The contrast between the rigorous attitude of Bernstein and his well-known (and recognized) passion may surprise, as much as the contrast between the clarity of his readings and his emphasis on the incomprehensible -but absolutely real- of the actual musical experience, of course very evident in jazz. In the end, there is no contradiction: the two aspects, one more psychological and the other more mental, complement each other wonderfully in the declamation of a meaning that is essentially unattainable. In the course of this search, however, beauty may eventually arouse. In his Harvard lectures (The Unanswered Question), in the early seventies, Bernstein would reflect on the non-verbalizable dimension of music from all periods, even the most classical one: “this word “ambiguity” may seem the most unlikely word to use speaking of a Golden Age composer like Mozart, a master of clarity and precision. But ambiguity has always inhabited musical art (indeed, all the arts), because it is one of art’s most potent aesthetic functions”.

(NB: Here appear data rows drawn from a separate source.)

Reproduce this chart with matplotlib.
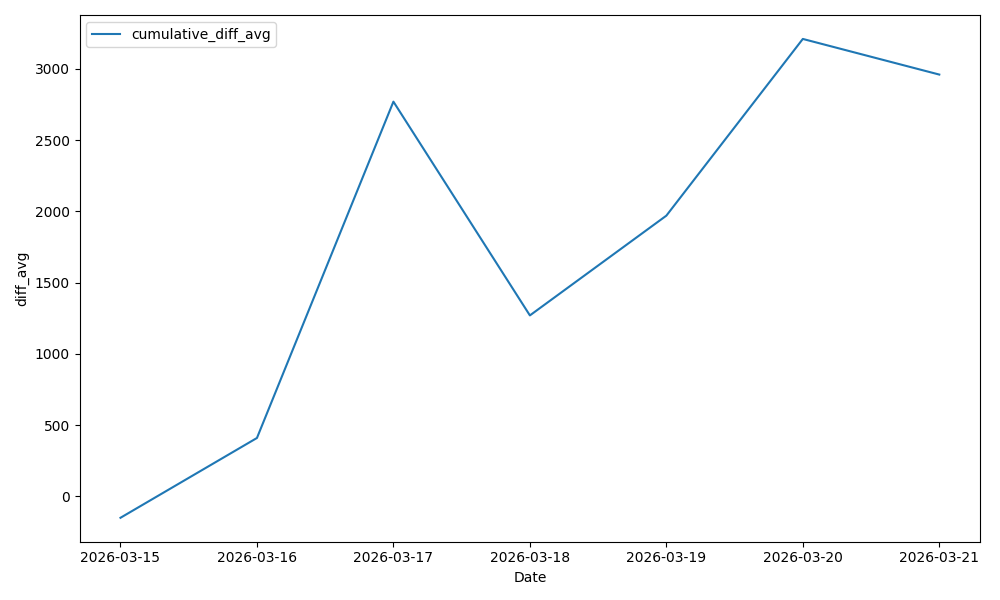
import matplotlib
matplotlib.use("Agg")
import matplotlib.pyplot as plt
import pandas as pd

dates = ["2026-03-15", "2026-03-16", "2026-03-17", "2026-03-18",
         "2026-03-19", "2026-03-20", "2026-03-21"]
cumulative_diff_avg = [-150, 410, 2770, 1270, 1970, 3210, 2960]

fig, ax = plt.subplots(figsize=(10, 6), dpi=100)
ax.plot(dates, cumulative_diff_avg, label="cumulative_diff_avg")
ax.set_xlabel("Date")
ax.set_ylabel("diff_avg")
ax.legend(loc="upper left")
fig.tight_layout()
fig.savefig("out.png")
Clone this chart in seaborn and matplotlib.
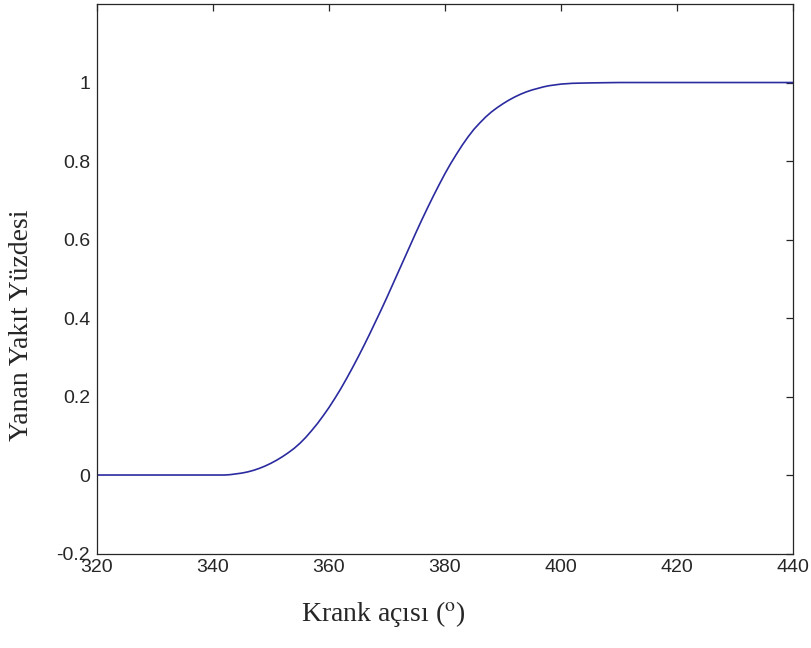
import matplotlib
matplotlib.use("Agg")
import matplotlib.pyplot as plt
import seaborn as sns
import pandas as pd

# Data
crank_angle = [320, 330, 340, 342, 343, 344, 345, 346, 347, 348, 349, 350, 351,
               352, 353, 354, 355, 356, 357, 358, 359, 360, 361, 362, 363, 364,
               365, 366, 367, 368, 369, 370, 371, 372, 373, 374, 375, 376, 377,
               378, 379, 380, 381, 382, 383, 384, 385, 386, 387, 388, 389, 390,
               391, 392, 393, 394, 395, 396, 397, 398, 399, 400, 402, 405, 410,
               420, 430, 440]
burned_fraction = [0, 0, 0, 0, 0.001, 0.003, 0.005, 0.008, 0.012, 0.017, 0.023,
                   0.030, 0.038, 0.047, 0.057, 0.068, 0.081, 0.096, 0.113, 0.131,
                   0.151, 0.172, 0.195, 0.219, 0.245, 0.272, 0.300, 0.329, 0.359,
                   0.390, 0.421, 0.453, 0.486, 0.519, 0.552, 0.585, 0.618, 0.650,
                   0.681, 0.711, 0.740, 0.768, 0.794, 0.818, 0.841, 0.862, 0.881,
                   0.897, 0.912, 0.925, 0.936, 0.946, 0.955, 0.963, 0.970, 0.976,
                   0.981, 0.985, 0.989, 0.992, 0.994, 0.996, 0.998, 0.999, 1.0,
                   1.0, 1.0, 1.0]
x_ticks = [320, 340, 360, 380, 400, 420, 440]
y_ticks = [-0.2, 0, 0.2, 0.4, 0.6, 0.8, 1]
y_tick_labels = ["-0.2", "0", "0.2", "0.4", "0.6", "0.8", "1"]

sns.set_style("white")
plt.rcParams["font.family"] = ["Liberation Sans", "DejaVu Sans"]
plt.rcParams["mathtext.fontset"] = "stix"

df = pd.DataFrame({"theta": crank_angle, "xb": burned_fraction})

fig = plt.figure(figsize=(8.11, 6.48), dpi=100)
ax = fig.add_axes([0.1196, 0.1458, 0.8582, 0.848])

sns.lineplot(data=df, x="theta", y="xb", ax=ax, color="#2B2BA0", linewidth=1.2)

ax.set_xlim(320, 440)
ax.set_ylim(-0.2, 1.2)
ax.set_xticks(x_ticks)
ax.set_xticklabels([str(t) for t in x_ticks])
ax.set_yticks(y_ticks)
ax.set_yticklabels(y_tick_labels)

for s in ax.spines.values():
    s.set_visible(True)
    s.set_color("#262626")
    s.set_linewidth(0.9)

ax.tick_params(axis="both", which="major", direction="in", length=5, width=0.9,
               color="#262626", top=True, right=True, labelsize=14,
               labelcolor="#262626")
ax.tick_params(axis="x", pad=4)
ax.tick_params(axis="y", pad=5)

ax.set_xlabel("Krank açısı ($^{\\mathrm{o}}$)", fontsize=20,
              family=["Liberation Serif", "DejaVu Serif"])
ax.xaxis.set_label_coords(0.412, -0.11)
ax.xaxis.label.set_va("center")

ax.set_ylabel("Yanan Yakıt Yüzdesi", fontsize=20,
              family=["Liberation Serif", "DejaVu Serif"])
ax.yaxis.set_label_coords(-0.108, 0.416)
ax.yaxis.label.set_va("center")

fig.savefig("out.png", dpi=100, facecolor="white")
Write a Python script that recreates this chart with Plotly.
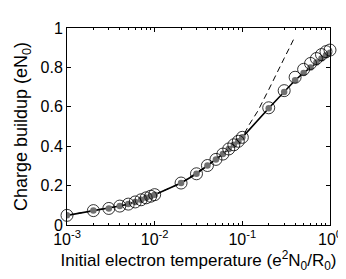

Ambiguity is understood as a potential signification modality; the meaning yet to discover, that generates the sound vibration, articulated secretly in an often-unpredictable way, as it happens in jazz, or in a even more astonishing way in certain classical compositions. In both cases, affects are generated in the listener -the subject of the aesthetic experience- without responding fully the question about what -the objectifiable content of the interpretation- is that causes emotions. No less important is actually the how, the mode of interpretation that Gustav Mahler -conductor, himself, of the Vienna Philharmonic and the Vienna Court Opera, much admired by Bernstein, as we will illustrate in the last post of our triptych- explained that was not made explicit in the score, and that nevertheless it was capital to unravel.